Sebagai wilayah kepulauan yang terletak diantara dua benua dan dua samudera maka Nusantara mempunyai beberapa kondisi objektif sebagai berikut : Pertama, negara kepulauan, Kedua, terletak diantara dua benua dan samudera, ketiga, sumber kekayaan alam yang berlimpah. Keempat, pluralis sukunya, kelima, kultur bangsa yang beragam yang berinduk pada unsur-unsur asli Indonesia. 

Melihat geopolitik Indonesia tersebut dapat dipastikan bahwa kita, Indonesia berbeda dengan negara manapun. Maka, kemudian tidak bisa dipaksakan harus sama dengan mereplikasi sistem ketatanegaraan negara-negara lain. Jika melihat Keindonesiaan kita, dengan keberagaman dan potensi yang luar biasa, konsep negara -staat yang digagas para pendiri bangsa, sungguh visioner dengan sistem MPR yang mewadahi keanekaragaman Indonesia dalam satu lembaga yaitu MPR. Semua keterwakilan diakomodasi, dalam konteks itu maknanya adalah bahwa urusan negara tidak bisa diserahkan oleh salah satu cabang kekuasaan negara seperti praktik bernegara yang saat ini terjadi, ketika urusan negara diserahkan kepada Presiden dengan alasan untuk menjalankan janji- janji kampanye Presiden pada saat berkontestasi.

Urusan negara yang begitu kompleks tidak bisa juga hanya dibincangkan oleh dua perwakilan yaitu Partai Politik dan daerah tanpa melibatkan perwakilan golongan yang ada di Nusantara. 

Dengan melihat kebhinekaan yang dimiliki Indonesia yang juga sekaligus menjadi modal sosial dalam bernegara, baik suku, agama, ras dan antargolongan menjadi urgen agar dalam sistem perwakilan yang terwadahi dalam lembaga MPR, kembali menerapkan sistem perwakilan yang mengakomodasi semua kalangan. Sehingga urusan negara menjadi tanggung jawab bersama seluruh kekuatan, komponen yang ada di dalam negara, yaitu Perwakilan politik (DPR), keterwakilan daerah (DPD) dan keterwakilan fungsional (Utusan Golongan).

Baca: Abdy : Indonesia Butuh 'Rute' Untuk Raih Kemajuan!

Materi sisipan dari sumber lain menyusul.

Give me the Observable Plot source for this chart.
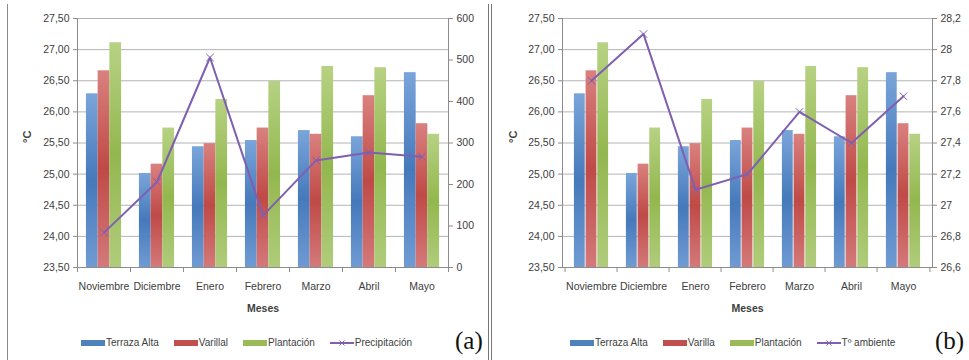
<!DOCTYPE html>
<html>
<head>
<meta charset="utf-8">
<script src="https://cdn.jsdelivr.net/npm/d3@7"></script>
<script src="https://cdn.jsdelivr.net/npm/@observablehq/plot@0.6"></script>
<style>
  html, body { margin: 0; padding: 0; background: #fff; }
  #root { position: relative; width: 969px; height: 360px; overflow: hidden; font-family: "Liberation Sans", Arial, sans-serif; color: #404040; }
  .panel { position: absolute; top: 0; height: 360px; }
  .legend { position: absolute; top: 337px; display: flex; align-items: center; font-size: 10px; color: #404040; white-space: nowrap; }
  .legend .item { display: flex; align-items: center; margin-right: 15px; }
  .legend .sw { width: 24px; height: 6px; margin-right: 1px; }
  .legend svg { margin-right: 1px; }
  .tag { position: absolute; top: 327px; font-family: "Liberation Serif", "DejaVu Serif", serif; font-size: 25px; color: #111; }
  .vline { position: absolute; top: 4px; bottom: 0; width: 1px; background: #8a8a8a; }
</style>
</head>
<body>
<svg width="0" height="0" style="position:absolute">
  <defs>
    <linearGradient id="gBlue" x1="0" y1="0" x2="0" y2="1">
      <stop offset="0" stop-color="#7aa5da"/><stop offset="0.5" stop-color="#4679bb"/><stop offset="1" stop-color="#6f9bd3"/>
    </linearGradient>
    <linearGradient id="gRed" x1="0" y1="0" x2="0" y2="1">
      <stop offset="0" stop-color="#d9817f"/><stop offset="0.5" stop-color="#bf4a47"/><stop offset="1" stop-color="#d4797a"/>
    </linearGradient>
    <linearGradient id="gGreen" x1="0" y1="0" x2="0" y2="1">
      <stop offset="0" stop-color="#b7d283"/><stop offset="0.5" stop-color="#93b74f"/><stop offset="1" stop-color="#b0cc7b"/>
    </linearGradient>
  </defs>
</svg>
<div id="root">
  <div class="vline" style="left:7px"></div>
  <div class="vline" style="left:488px;background:#777"></div>
  <div class="vline" style="left:491px;background:#777"></div>
  <div class="panel" id="pa" style="left:0;width:488px"></div>
  <div class="panel" id="pb" style="left:492px;width:477px"></div>
  <div class="tag" style="left:455px">(a)</div>
  <div class="tag" style="left:935px">(b)</div>
</div>
<script>
const months = ["Noviembre", "Diciembre", "Enero", "Febrero", "Marzo", "Abril", "Mayo"];
const terrazaAlta = [26.29, 25.01, 25.44, 25.54, 25.70, 25.60, 26.63];
const varillal = [26.66, 25.16, 25.49, 25.74, 25.64, 26.26, 25.81];
const plantacion = [27.11, 25.74, 26.20, 26.49, 26.73, 26.71, 25.64];
const precipitacion = [84, 206, 506, 125, 258, 277, 267];
const tAmbiente = [27.8, 28.1, 27.1, 27.2, 27.6, 27.4, 27.7];
const tempTicks = [23.5, 24, 24.5, 25, 25.5, 26, 26.5, 27, 27.5];
const precipTicks = [0, 100, 200, 300, 400, 500, 600];
const ambTicks = [26.6, 26.8, 27, 27.2, 27.4, 27.6, 27.8, 28, 28.2];
const seriesNames = ["Terraza Alta", "Varillal", "Plantación"];
const seriesNamesB = ["Terraza Alta", "Varilla", "Plantación"];
const fills = ["url(#gBlue)", "url(#gRed)", "url(#gGreen)"];
const swatchColors = ["#4f81bd", "#c0504d", "#9bbb59"];
const lineColor = "#7f5fb0";

function rows(vals) { return months.map((m, i) => ({month: m, value: vals[i]})); }

function makePanel(cfg) {
  const {width, marginLeft, marginRight, secTicks, toPrimary, fromPrimary, secFormat, lineVals, yLabelDx} = cfg;
  const marginTop = 18, plotBottom = 267, height = 325;
  const bw = (width - marginLeft - marginRight) / months.length;
  const barW = bw * 0.221;
  const off = (bw - 3 * barW) / 2;
  const series = [terrazaAlta, varillal, plantacion];
  const unitsPerPx = 4 / (plotBottom - marginTop);
  const bars = series.map((vals, k) => Plot.barY(rows(vals), {
    x: "month", y1: 23.5, y2: "value",
    fill: fills[k],
    insetLeft: off + k * barW,
    insetRight: bw - off - (k + 1) * barW
  }));
  const lineData = rows(lineVals).map(d => ({month: d.month, y: toPrimary(d.value)}));
  const chart = Plot.plot({
    width, height,
    marginLeft, marginRight, marginTop, marginBottom: height - plotBottom,
    style: {fontFamily: "'Liberation Sans', Arial, sans-serif", fontSize: "10.5px", color: "#404040", background: "transparent", overflow: "visible"},
    x: {type: "band", domain: months, padding: 0, axis: null},
    y: {domain: [23.5, 27.5], axis: null},
    marks: [
      Plot.gridY(tempTicks, {stroke: "#b4b4b4", strokeOpacity: 1}),
      ...bars,
      Plot.ruleY([23.5], {stroke: "#8c8c8c"}),
      Plot.ruleX(months, {x: d => d, y1: 23.5, y2: 23.5 - 5 * unitsPerPx, dx: -bw / 2, stroke: "#8c8c8c"}),
      Plot.ruleX([months[months.length - 1]], {x: d => d, y1: 23.5, y2: 23.5 - 5 * unitsPerPx, dx: bw / 2, stroke: "#8c8c8c"}),
      Plot.frame({anchor: "left", stroke: "#8c8c8c"}),
      Plot.frame({anchor: "right", stroke: "#8c8c8c"}),
      Plot.axisY(tempTicks, {anchor: "left", tickSize: 4, tickPadding: 4, stroke: "#8c8c8c", tickFormat: d => d.toFixed(2).replace(".", ","), label: null}),
      Plot.axisY(secTicks.map(toPrimary), {anchor: "right", tickSize: 4, tickPadding: 4, stroke: "#8c8c8c", tickFormat: d => secFormat(fromPrimary(d)), label: null}),
      Plot.axisX({tickSize: 0, tickPadding: 15, label: null}),
      Plot.line(lineData, {x: "month", y: "y", stroke: lineColor, strokeWidth: 2}),
      Plot.dot(lineData, {x: "month", y: "y", symbol: "times", r: 3.5, stroke: lineColor, strokeWidth: 1}),
      Plot.text(["Meses"], {frameAnchor: "bottom", dy: 44, fontWeight: "bold", fontSize: 10.5, fill: "#404040"}),
      Plot.text(["°C"], {frameAnchor: "left", dx: yLabelDx, rotate: -90, fontWeight: "bold", fontSize: 11, fill: "#404040"})
    ]
  });
  return chart;
}

function legend(names, lineName, left) {
  const div = document.createElement("div");
  div.className = "legend";
  div.style.left = left + "px";
  names.forEach((n, k) => {
    const it = document.createElement("div");
    it.className = "item";
    const sw = document.createElement("div");
    sw.className = "sw";
    sw.style.background = swatchColors[k];
    it.appendChild(sw);
    const t = document.createElement("span");
    t.textContent = n;
    it.appendChild(t);
    div.appendChild(it);
  });
  const it = document.createElement("div");
  it.className = "item";
  it.innerHTML = `<svg width="24" height="10"><line x1="0" y1="5" x2="24" y2="5" stroke="${lineColor}" stroke-width="2"/><path d="M9.5,2.5L14.5,7.5M14.5,2.5L9.5,7.5" stroke="${lineColor}" stroke-width="1"/></svg>`;
  const t = document.createElement("span");
  t.textContent = lineName;
  it.appendChild(t);
  div.appendChild(it);
  return div;
}

const pa = document.getElementById("pa");
pa.appendChild(makePanel({
  width: 488, marginLeft: 77, marginRight: 40,
  secTicks: precipTicks,
  toPrimary: v => 23.5 + v / 150,
  fromPrimary: y => (y - 23.5) * 150,
  secFormat: v => String(Math.round(v)),
  lineVals: precipitacion,
  yLabelDx: -50
}));
pa.appendChild(legend(seriesNames, "Precipitación", 81));

const pb = document.getElementById("pb");
pb.appendChild(makePanel({
  width: 477, marginLeft: 70, marginRight: 37,
  secTicks: ambTicks,
  toPrimary: v => 23.5 + (v - 26.6) * 2.5,
  fromPrimary: y => 26.6 + (y - 23.5) / 2.5,
  secFormat: v => String(+v.toFixed(1)).replace(".", ","),
  lineVals: tAmbiente,
  yLabelDx: -49
}));
pb.appendChild(legend(seriesNamesB, "Tº ambiente", 78));
</script>
</body>
</html>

Dengan hadirnya kembali Utusan golongan dalam lembaga MPR, kedepan keindonesiaan akan lebih terjaga. Persatuan nasional menjadi kesadaran bersama semua komponen bangsa dan dengan segera dalam konteks sistem ketatanegaraan Indonesia meninggalkan sistem liberal, yang hanya bertumpu pada salah satu cabang kekuasaan negara yaitu Presiden, dalam arah pembangunan negara. 

Negara juga harus ‘mendengar’ apa yang menjadi ‘maunya’ kekuatan negara yang sudah ada sebelum Indonesia merdeka, seperti kelompok adat, raja-raja yang sampai saat ini eksistensinya masih terjaga dan kekuatan lainnya yang memiliki kontribusi bagi terjaganya keindonesiaan yang terwadahi dalam utusan golongan.

Ide para pendiri bangsa yang visioner, dimana pembangunan negara dan persatuan nasional secara bersama-sama diwujudkan melalui arah bernegara yang berkesinambungan, direncanakan, dirumuskan dan dibentuk dengan konsep semua golongan masyarakat terwakili dalam lembaga MPR urgensinya menjadi sangat relevan. 

Arah bernegara atau konsep pembangunan nasional akan membawa Indonesia menjadi lebih baik dan akan mencapai tujuannya jika memiliki haluan negara. Dan semua itu bisa diwujudkan jika di dalam lembaga MPR terdiri dari Perwakilan Politik (DPR), Perwakilan Daerah (Utusan Daerah) dan mengembalikan Utusan Golongan untuk mewadahi Kebhinekaan di Nusantara.